To really get to know an island you need to sail around it. Yacht charter and islands go together like sand and sea, or rum punch and a hammock – if you want to do as islanders do! Pirates had a point when they set up base in the Carribean. It´s a fantastic place to stay. The best things about any of the islands are the secret beaches, sheltered coves, and tiny beach bars from which to watch exquisite sunsets.
Many of the most special places are only known to sailors. They are often unreachable other than by boat. For example; The Soggy Dollar Bar in the British Virgin Islands is hard to beat. It´s well named, you have to bring a tender in closer in than a yacht can get to, and then swim the last 20 metres to shore. It is possibly the most relaxing bar in the world.
Sailors of all levels of expertise can discover their “favourite” holiday island. Most people return year after year to the same place because they´ve enjoyed their holiday on the water so much. Protected anchorages and full-service marinas pander to a charterer´s every whim.
The jade coloured seas lap the shores of blissful white sands on most of the islands. The lush vegetation provides sweet local fruit and plump vegetables. The sea offers every type of fish, both to eat or to look at through a snorkel.
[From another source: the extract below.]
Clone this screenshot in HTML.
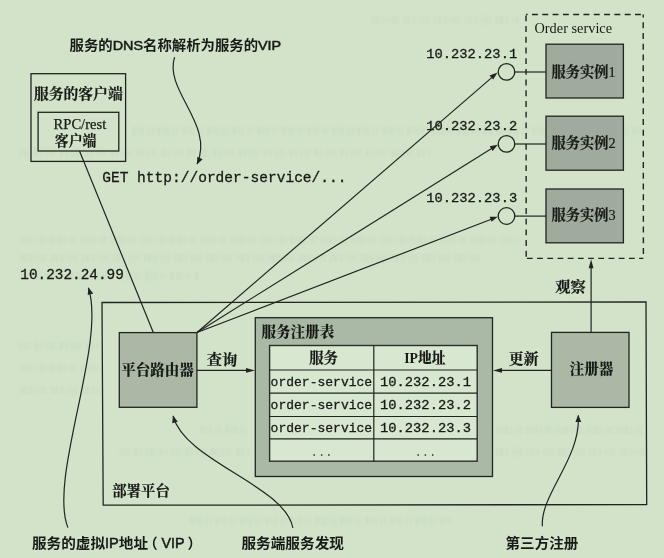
<!DOCTYPE html>
<html lang="zh-CN">
<head>
<meta charset="utf-8">
<title>服务端服务发现与第三方注册</title>
<style>
html,body{margin:0;padding:0;background:#d2e3c9;}
body{width:664px;height:558px;overflow:hidden;position:relative;}
svg{position:absolute;left:0;top:0;display:block;filter:blur(0.45px);}
.ln{stroke:#222421;stroke-width:1.2;fill:none;}
.bx{stroke:#222421;stroke-width:1.3;fill:none;}
.gbx{stroke:#222421;stroke-width:1.3;fill:#9fab9c;}
.ah{fill:#222421;stroke:none;}
text{fill:#181a17;}
.hei{font-family:"Liberation Sans","Noto Sans CJK SC",sans-serif;font-weight:700;font-size:13.5px;}
.lat{font-weight:400;stroke:#181a17;stroke-width:0.5px;}
.song{font-family:"Liberation Serif","Noto Serif CJK SC",serif;font-weight:700;font-size:14.3px;stroke:#181a17;stroke-width:0.2px;}
.songb{font-family:"Liberation Serif","Noto Serif CJK SC",serif;font-weight:900;font-size:14.3px;}
.ser{font-family:"Liberation Serif","Noto Serif CJK SC",serif;font-size:14.2px;}
.mono{font-family:"Liberation Mono","Noto Sans CJK SC",monospace;font-size:13.6px;stroke:#181a17;stroke-width:0.3px;}
</style>
</head>
<body>
<svg width="664" height="558" viewBox="0 0 664 558">
  <!-- faint show-through from the reverse side of the scanned page -->
  <g stroke="#bccdb3" stroke-width="8" fill="none" opacity="0.22" style="filter:blur(0.9px)">
    <line x1="372" y1="20" x2="520" y2="20" stroke-dasharray="2 1.5 4 2 3 3.5 1.5 2 3 1.5 2 5"/>
    <line x1="132" y1="131" x2="640" y2="131" stroke-dasharray="4 2 1.5 1.5 3 3.5 2 2 1.5 4"/>
    <line x1="20" y1="153" x2="430" y2="153" stroke-dasharray="2 2 3 1.5 1.5 4 4 2 2 3.5"/>
    <line x1="20" y1="240" x2="520" y2="240" stroke-dasharray="3 2 2 1.5 4 2 1.5 3.5 3 1.5 2 4"/>
    <line x1="20" y1="258" x2="480" y2="258" stroke-dasharray="2 1.5 4 2 3 3.5 1.5 2 3 1.5 2 5"/>
    <line x1="20" y1="276" x2="200" y2="276" stroke-dasharray="4 2 1.5 1.5 3 3.5 2 2 1.5 4"/>
    <line x1="20" y1="346" x2="100" y2="346" stroke-dasharray="2 2 3 1.5 1.5 4 4 2 2 3.5"/>
    <line x1="20" y1="368" x2="100" y2="368" stroke-dasharray="3 2 2 1.5 4 2 1.5 3.5 3 1.5 2 4"/>
    <line x1="20" y1="390" x2="100" y2="390" stroke-dasharray="2 1.5 4 2 3 3.5 1.5 2 3 1.5 2 5"/>
    <line x1="200" y1="430" x2="250" y2="430" stroke-dasharray="4 2 1.5 1.5 3 3.5 2 2 1.5 4"/>
    <line x1="120" y1="452" x2="250" y2="452" stroke-dasharray="2 2 3 1.5 1.5 4 4 2 2 3.5"/>
    <line x1="496" y1="430" x2="645" y2="430" stroke-dasharray="3 2 2 1.5 4 2 1.5 3.5 3 1.5 2 4"/>
    <line x1="496" y1="452" x2="645" y2="452" stroke-dasharray="2 1.5 4 2 3 3.5 1.5 2 3 1.5 2 5"/>
    <line x1="190" y1="521" x2="450" y2="521" stroke-dasharray="4 2 1.5 1.5 3 3.5 2 2 1.5 4"/>
  </g>
  <!-- platform box -->
  <polygon class="bx" points="102,302.5 646,301.9 646.7,504.6 103.2,505.2"/>

  <!-- client box -->
  <rect class="bx" x="31" y="73.7" width="94.6" height="87.7"/>
  <rect class="bx" x="38.1" y="112.3" width="80.7" height="38.7"/>
  <text class="song" x="33.9" y="98.6" textLength="88.8" lengthAdjust="spacingAndGlyphs">服务的客户端</text>
  <text class="ser" style="stroke:#181a17;stroke-width:0.25px" x="53.6" y="128.8" textLength="52.6" lengthAdjust="spacingAndGlyphs">RPC/rest</text>
  <text class="song" x="54.8" y="146" textLength="41.6" lengthAdjust="spacingAndGlyphs">客户端</text>

  <!-- title -->
  <text class="hei" x="69.6" y="49.6" textLength="211.6" lengthAdjust="spacingAndGlyphs">服务的<tspan class="lat">DNS</tspan>名称解析为服务的<tspan class="lat">VIP</tspan></text>
  <path class="ln" d="M174.6,57.1 C163.6,90.4 214.9,124.7 197.0,164.0"/>
  <polygon class="ah" points="197.0,164.6 197.3,156.8 202.6,159.2"/>

  <!-- GET -->
  <text class="mono" style="font-size:14.3px" x="102.2" y="182.4" textLength="244.3" lengthAdjust="spacingAndGlyphs">GET http://order-service/...</text>
  <text class="mono" style="font-size:14.3px" x="20.3" y="279.4" textLength="103.6" lengthAdjust="spacingAndGlyphs">10.232.24.99</text>

  <!-- client to router -->
  <line class="ln" x1="79.5" y1="151" x2="153.3" y2="332.5"/>

  <!-- fan-out lines -->
  <line class="ln" x1="197" y1="332.5" x2="492" y2="77.4"/>
  <line class="ln" x1="197" y1="332.5" x2="492" y2="148.3"/>
  <line class="ln" x1="197" y1="332.5" x2="492" y2="219"/>
  <polygon class="ah" points="497.6,72.6 493.2,79.6 489.5,75.4"/>
  <polygon class="ah" points="497.8,144.7 492.6,151 489.7,146.3"/>
  <polygon class="ah" points="497.8,216.8 491.6,221.8 489.6,216.7"/>

  <!-- order service dashed -->
  <g class="bx" style="stroke-width:1.4">
    <line x1="526" y1="14.5" x2="643.3" y2="14.5" stroke-dasharray="5.9 4.4" stroke-dashoffset="4.3"/>
    <line x1="526" y1="258.4" x2="643.3" y2="258.4" stroke-dasharray="5.8 4.4" stroke-dashoffset="9.3"/>
    <line x1="526" y1="14.5" x2="526.2" y2="258.4" stroke-dasharray="5.9 4.8" stroke-dashoffset="9.8"/>
    <line x1="643.2" y1="14.5" x2="643.4" y2="258.4" stroke-dasharray="5.9 4.85" stroke-dashoffset="2.9"/>
  </g>
  <text class="ser" x="534.5" y="32.7" textLength="77.6" lengthAdjust="spacingAndGlyphs">Order service</text>

  <!-- instances -->
  <line class="ln" x1="514.5" y1="72" x2="546" y2="72"/>
  <line class="ln" x1="514.5" y1="144" x2="546" y2="144"/>
  <line class="ln" x1="514.5" y1="216.1" x2="546" y2="216.1"/>
  <circle class="bx" cx="506.5" cy="71.9" r="8.3"/>
  <circle class="bx" cx="506.5" cy="143.9" r="8.3"/>
  <circle class="bx" cx="506.5" cy="216" r="8.3"/>
  <rect class="gbx" x="546" y="44.2" width="77.4" height="53.8"/>
  <rect class="gbx" x="546" y="116.2" width="77.4" height="54"/>
  <rect class="gbx" x="546" y="189" width="77.4" height="53.8"/>
  <text class="song" x="551.6" y="76.5" textLength="64" lengthAdjust="spacingAndGlyphs">服务实例<tspan font-weight="400">1</tspan></text>
  <text class="song" x="551.6" y="148.3" textLength="64" lengthAdjust="spacingAndGlyphs">服务实例<tspan font-weight="400">2</tspan></text>
  <text class="song" x="551.6" y="220.3" textLength="64" lengthAdjust="spacingAndGlyphs">服务实例<tspan font-weight="400">3</tspan></text>
  <text class="mono" x="426.2" y="58.3" textLength="91" lengthAdjust="spacingAndGlyphs">10.232.23.1</text>
  <text class="mono" x="426.2" y="130.3" textLength="91" lengthAdjust="spacingAndGlyphs">10.232.23.2</text>
  <text class="mono" x="426.2" y="202.4" textLength="91" lengthAdjust="spacingAndGlyphs">10.232.23.3</text>

  <!-- router -->
  <rect class="gbx" x="119.3" y="332.6" width="77.6" height="74.7" style="fill:#aab8a5"/>
  <text class="songb" x="121.2" y="374.6" textLength="72.6" lengthAdjust="spacingAndGlyphs">平台路由器</text>
  <line class="ln" x1="197" y1="370.4" x2="248" y2="370.4"/>
  <polygon class="ah" points="255,370.4 246,368 246,372.8"/>
  <text class="song" x="206.8" y="364.8" textLength="30.4" lengthAdjust="spacingAndGlyphs">查询</text>

  <!-- registry -->
  <rect class="gbx" x="255.3" y="317.7" width="237.2" height="158.8" style="fill:#aab9a5"/>
  <text class="songb" x="261.4" y="337" textLength="72.8" lengthAdjust="spacingAndGlyphs">服务注册表</text>
  <rect x="269.6" y="345.5" width="207.6" height="115.7" fill="#d8e7d0" stroke="#2b2d2a" stroke-width="1.4"/>
  <line class="ln" x1="373.8" y1="345.5" x2="373.8" y2="461.2"/>
  <line class="ln" x1="269.5" y1="370" x2="477" y2="370"/>
  <line class="ln" x1="269.5" y1="393.2" x2="477" y2="393.2"/>
  <line class="ln" x1="269.5" y1="416.5" x2="477" y2="416.5"/>
  <line class="ln" x1="269.5" y1="438.8" x2="477" y2="438.8"/>
  <text class="song" x="309.2" y="363.4" textLength="28.8" lengthAdjust="spacingAndGlyphs">服务</text>
  <text class="songb" x="404.2" y="363.4" textLength="41.2" lengthAdjust="spacingAndGlyphs">IP地址</text>
  <text class="mono" x="270.6" y="385.5" textLength="101.6" lengthAdjust="spacingAndGlyphs">order-service</text>
  <text class="mono" x="270.6" y="408.7" textLength="101.6" lengthAdjust="spacingAndGlyphs">order-service</text>
  <text class="mono" x="270.6" y="431.8" textLength="101.6" lengthAdjust="spacingAndGlyphs">order-service</text>
  <text class="mono" x="380" y="385.5" textLength="91" lengthAdjust="spacingAndGlyphs">10.232.23.1</text>
  <text class="mono" x="380" y="408.7" textLength="91" lengthAdjust="spacingAndGlyphs">10.232.23.2</text>
  <text class="mono" x="380" y="431.8" textLength="91" lengthAdjust="spacingAndGlyphs">10.232.23.3</text>
  <text class="mono" x="310.6" y="455.6" textLength="22" lengthAdjust="spacingAndGlyphs" style="fill:#4a4d49;stroke:none;font-size:13px">...</text>
  <text class="mono" x="414.4" y="455.6" textLength="22" lengthAdjust="spacingAndGlyphs" style="fill:#4a4d49;stroke:none;font-size:13px">...</text>

  <!-- registrar -->
  <rect class="gbx" x="551.5" y="332.4" width="77.5" height="75" style="fill:#aab8a5"/>
  <text class="songb" x="569.6" y="374" textLength="43.8" lengthAdjust="spacingAndGlyphs">注册器</text>
  <line class="ln" x1="551.5" y1="370.4" x2="500" y2="370.4"/>
  <polygon class="ah" points="493,370.4 502,368 502,372.8"/>
  <text class="song" x="508.8" y="364.2" textLength="29.8" lengthAdjust="spacingAndGlyphs">更新</text>
  <line class="ln" x1="591.1" y1="332.4" x2="591.1" y2="266"/>
  <polygon class="ah" points="591.1,259.2 588.7,268.2 593.5,268.2"/>
  <text class="song" x="555.2" y="291.6" textLength="30.4" lengthAdjust="spacingAndGlyphs">观察</text>

  <!-- platform label -->
  <text class="song" x="112.2" y="496.4" textLength="57.6" lengthAdjust="spacingAndGlyphs">部署平台</text>

  <!-- bottom labels & curves -->
  <text class="hei" x="32" y="548.2" textLength="116" lengthAdjust="spacingAndGlyphs" style="font-size:14.2px">服务的虚拟<tspan class="lat">IP</tspan>地址</text>
  <text class="hei" x="143.4" y="548.2" style="font-size:14.2px">（</text><text class="hei lat" x="161.6" y="548.2" textLength="23" lengthAdjust="spacingAndGlyphs" style="font-size:14.2px">VIP</text><text class="hei" x="187.6" y="548.2" style="font-size:14.2px">）</text>
  <path class="ln" d="M67.9,527.6 C48.1,478.1 106.6,343.4 88.4,287.7"/>
  <polygon class="ah" points="88.4,287.4 93.3,293.5 87.7,295.1"/>

  <text class="hei" x="241.4" y="547.8" textLength="102.6" lengthAdjust="spacingAndGlyphs" style="font-size:14px">服务端服务发现</text>
  <path class="ln" d="M292.9,528.0 C285.3,485.5 184.9,461.6 173.0,415.9"/>
  <polygon class="ah" points="173.0,415.6 177.8,421.7 172.2,423.3"/>

  <text class="hei" x="505.6" y="547.6" textLength="72.6" lengthAdjust="spacingAndGlyphs" style="font-size:14px">第三方注册</text>
  <path class="ln" d="M542.4,526.3 C539.9,494.6 581.1,458.1 578.3,415.5"/>
  <polygon class="ah" points="578.3,414.8 581.2,422.0 575.4,422.0"/>
</svg>
</body>
</html>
The waters of the Caribbean host large schools of fish, turtles, and coral reefs. The Puerto Rico Trench sits on the edge of the Atlantic Ocean and the Caribbean Sea. Surprisingly, the Trench, which is north of Puerto Rico is the deepest point in the whole Atlantic Ocean.
The Caribbean is a vast region consisting of the Caribbean Sea and its many islands. Some Islands border both the Caribbean Sea and the North Atlantic Ocean. The region lies southeast of the Gulf of Mexico. North and South America are the closest mainland areas. Some of the Carribean islands sit in the middle of several major shipping routes. The Panama Canal connects the Caribbean Sea with the Pacific Ocean.
The Caribbean islands comprise the Greater Antilles and the Lesser Antilles. The Greater Antilles islands are Cuba, The Cayman Islands, Jamaica, Haiti, the Dominican Republic, and Puerto Rico. Often also included in this group are the Virgin Islands and the Bahamas. The Lesser Antilles include both the Leeward and the Windward island groups.
Mostly, the modern Carribean associates with North America. Many of the regions are English speaking, and will often use the US dollar as their sole or secondary currency.
The Caribbean or not the Caribbean?
The West Indies, the Bahamas, Turks and Caicos and Bermuda, are also sometimes considered part of the Caribbean. However, not one of these islands lies in the Caribbean Sea. Also, the countries, of Belize, part of Colombia, Cozumel, the Yucatán Peninsula, Margarita Island, the Guyanas some of Venezuela and part of Brazil have political and cultural ties with the Carribean region.
The name”The Caribbean” originates from the Carib people. The Caribs were great adventurers and navigators who populated America and the Antilles. It was the Spanish, however, who discovered most of this region during their conquest of America. Over the centuries, several other European nations including France and the UK fought for ownership of the various islands.
The sun shines practically every day of the year. The temperature stays warm almost 365 days, depending on which island you are visiting. Hurricane season can be from June to November, but mostly they can hit during September and October. Hurricanes that occasionally batter the region generally strike northwards of Grenada and west of Barbados.
Water temperatures only vary from around 22 °C to 31°C all year. The air temperature is warm, often in the high 20s or 30s in the Windward and Leeward islands. The northern isles, like Cuba, Puerto Rico and the Dominican Republic, can be experience colder temperatures in winter.